Part of the fascination of reading all the tributes to Steve Jobs last week was wondering how much of his leadership style could be translated into a context outside the consumer and creative industries.

On balance, a bit more imagination about the end-user wouldn’t go amiss in the law, although I doubt a cult of Napoleonic micro-management would go down too well in firms. But amid the hagiographies there was one telling detail about Jobs’ time at Pixar that has relevance for ­professional services firms: he redesigned the building for the greatest mixing opportunities among staff to maximise energy and creativity.

By contrast, in the ­professional services sector, the ­psychosocial effect of space and surroundings on organisational behaviour is oddly underplayed.

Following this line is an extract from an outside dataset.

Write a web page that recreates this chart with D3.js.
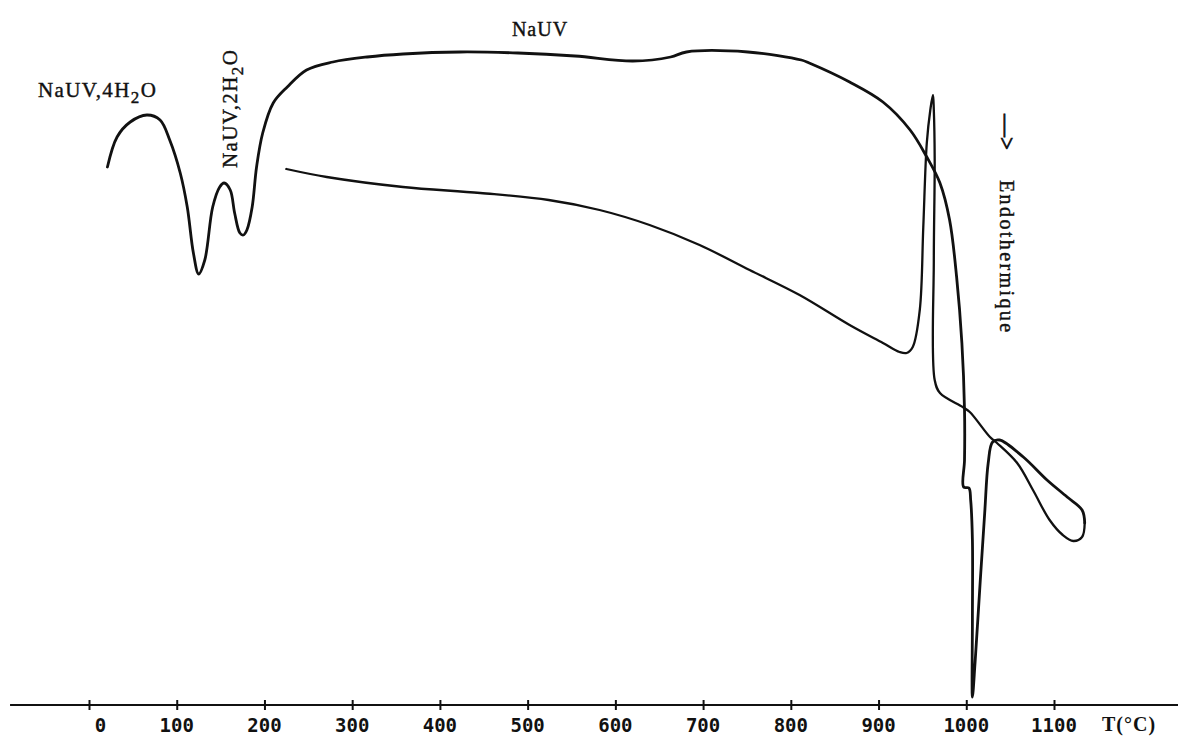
<!DOCTYPE html>
<html>
<head>
<meta charset="utf-8">
<script src="https://cdn.jsdelivr.net/npm/d3@7"></script>
<style>
  html, body { margin: 0; padding: 0; background: #fff; }
  svg { display: block; }
  .serif { font-family: "Liberation Serif", "Times New Roman", serif; fill: #111; }
  .tick-label { font-family: "DejaVu Sans Mono", "Liberation Mono", monospace; font-weight: bold; font-size: 19px; fill: #111; white-space: pre; }
</style>
</head>
<body>
<svg id="chart" width="1178" height="737"></svg>
<script>
// Temperature axis (°C)
const tickValues = [0, 100, 200, 300, 400, 500, 600, 700, 800, 900, 1000, 1100];
const tickLabels = ["0", "100", "200", "300", "400", "500", "600", "700", "800", "900", "1000", "1100"];

// DTA trace, heating run: temperature (°C) and signal (arbitrary units)
const heatT = [21, 32, 47, 66, 81, 92, 104, 112, 119, 125, 132, 141, 149, 154, 161, 166, 172, 176, 180, 186,
  191, 198, 210, 226, 248, 278, 317, 358, 423, 489, 554, 620, 663, 681, 751, 812, 821, 867, 905, 936,
  955, 970, 981, 989, 995, 998, 998, 997, 1003, 1005, 1007, 1007, 1007, 1010, 1016, 1021, 1025, 1030, 1038,
  1065, 1092, 1115, 1132, 1135];
const heatS = [53.8, 56.8, 58.3, 59.0, 58.5, 56.5, 53.2, 49.8, 45.2, 43.1, 44.5, 49.8, 51.8, 52.2, 51.5, 49.2, 47.2, 47.0, 47.5, 49.8,
  53.8, 57.2, 60.2, 61.8, 63.5, 64.3, 64.8, 65.1, 65.3, 65.2, 64.9, 64.4, 64.8, 65.3, 65.3, 64.5, 64.2, 62.3, 60.3, 57.5,
  54.8, 52.2, 48.5, 42.8, 36.2, 29.5, 24.5, 21.8, 21.7, 20.5, 16.5, 8.5, 0.8, 4.2, 12.5, 19.2, 24.2, 26.3, 26.5,
  24.8, 22.5, 20.8, 19.5, 18.2];

// DTA trace, cooling run
const coolT = [1135, 1132, 1122, 1110, 1095, 1076, 1058, 1035, 1027, 1004, 996, 970, 964, 963, 964, 963, 962, 959, 955, 951,
  947, 939, 932, 924, 905, 867, 810, 753, 696, 639, 582, 524, 446, 358, 271, 225];
const coolS = [18.2, 16.8, 16.4, 17.0, 18.5, 21.5, 24.2, 26.2, 26.8, 29.3, 29.8, 31.2, 32.5, 44.5, 54.5, 59.5, 61.0, 59.5, 56.2, 47.8,
  39.5, 35.8, 35.2, 35.3, 36.2, 38.0, 41.0, 43.5, 46.0, 48.0, 49.5, 50.5, 51.2, 51.8, 52.8, 53.6];

// Extent of the drawn baseline (°C)
const axisExtent = [-90, 1245];

const svg = d3.select("#chart");
const axisY = 705;

const x = d3.scaleLinear().domain([0, 1100]).range([89, 1054]);
const y = d3.scaleLinear().domain([0, 70.5]).range([axisY, 0]);

// Baseline
svg.append("line")
  .attr("x1", x(axisExtent[0])).attr("x2", x(axisExtent[1]))
  .attr("y1", axisY).attr("y2", axisY)
  .attr("stroke", "#111").attr("stroke-width", 2);

// Ticks crossing the baseline
const axis = d3.axisBottom(x).tickValues(tickValues).tickSize(5).tickFormat("");
const gAxis = svg.append("g").attr("transform", `translate(0,${axisY})`).call(axis);
gAxis.select(".domain").remove();
gAxis.selectAll(".tick line").attr("y1", -5).attr("y2", 5).attr("stroke", "#111").attr("stroke-width", 2);

// Tick labels (right-aligned in a three-character field, centred under the tick)
svg.append("g").selectAll("text")
  .data(tickValues)
  .join("text")
  .attr("class", "tick-label")
  .attr("x", d => x(d))
  .attr("y", 732)
  .attr("text-anchor", "middle")
  .attr("xml:space", "preserve")
  .text((d, i) => tickLabels[i].padStart(3, " "));

svg.append("text")
  .attr("class", "serif")
  .attr("x", 1102).attr("y", 731)
  .attr("font-size", 20).attr("font-weight", "bold").attr("letter-spacing", 1)
  .text("T(°C)");

// Curves
const line = d3.line()
  .x(d => x(d[0]))
  .y(d => y(d[1]))
  .curve(d3.curveCatmullRom.alpha(0.5));

const heat = heatT.map((t, i) => [t, heatS[i]]);
const cool = coolT.map((t, i) => [t, coolS[i]]);

svg.append("path")
  .attr("d", line(heat))
  .attr("fill", "none").attr("stroke", "#111")
  .attr("stroke-width", 2.8).attr("stroke-linejoin", "round").attr("stroke-linecap", "round");

svg.append("path")
  .attr("d", line(cool))
  .attr("fill", "none").attr("stroke", "#111")
  .attr("stroke-width", 2.3).attr("stroke-linejoin", "round").attr("stroke-linecap", "round");

// Phase labels
function hydrate(sel, n) {
  sel.append("tspan").text("NaUV," + n + "H");
  sel.append("tspan").attr("dy", 6).attr("font-size", 17).text("2");
  sel.append("tspan").attr("dy", -6).text("O");
}

const lab1 = svg.append("text").attr("class", "serif")
  .attr("x", 38).attr("y", 97)
  .attr("font-size", 21).attr("letter-spacing", 1.4)
  .attr("stroke", "#111").attr("stroke-width", 0.4);
hydrate(lab1, 4);

const lab2 = svg.append("text").attr("class", "serif")
  .attr("transform", "translate(237,168) rotate(-90)")
  .attr("font-size", 21).attr("letter-spacing", 1.4)
  .attr("stroke", "#111").attr("stroke-width", 0.4);
hydrate(lab2, 2);

svg.append("text").attr("class", "serif")
  .attr("x", 540).attr("y", 36)
  .attr("text-anchor", "middle")
  .attr("font-size", 20).attr("letter-spacing", 1)
  .attr("stroke", "#111").attr("stroke-width", 0.4)
  .text("NaUV");

// Endothermic direction marker
svg.append("text").attr("class", "serif")
  .attr("transform", "translate(999,114) rotate(90)")
  .attr("font-size", 23)
  .attr("fill", "#111").attr("stroke", "#111").attr("stroke-width", 0.8)
  .text("—>");

svg.append("text").attr("class", "serif")
  .attr("transform", "translate(1000,180) rotate(90)")
  .attr("font-size", 20).attr("letter-spacing", 2.4)
  .attr("stroke", "#111").attr("stroke-width", 0.4)
  .text("Endothermique");
</script>
</body>
</html>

Without getting all new age about this, lawyers - or ’knowledge workers’, to use the term favoured by academics - sell services based on intellectual ­collaboration. However, the cellular layout used in most firms reinforces the idea of a priestly class and rigid teams rather than project-based groupings. While most firms are trying to foster collaborative behaviour through financial incentives for cross-referrals, for example, the old approach to office organisation seems out of step with the rest of the working world. Trying to create teamworking when your office is organised like a cube farm is a bit like training for the 100-metres in Louboutins.

There’s not enough space here to do justice to the arguments for and against, but objections are ­usually based on lawyers’ requirements for quiet in order to draft and deal with confidential ­information. Proponents of open working - or perhaps I should say evangelists, since they show all the fanaticism of converts - counter this with
examples of separate meeting spaces and studios.

Three major firms - Addleshaw Goddard, ­Eversheds and Pinsent Masons - have embraced open-plan workspaces for all fee-earners. It’s notable that all three are national practices that have always had a need to synchronise teams across locations. Meanwhile, CMS Cameron McKenna’s ­management team utilises open-plan, which is an indicator that the firm may go the whole hog in its new building. It’s almost Californian.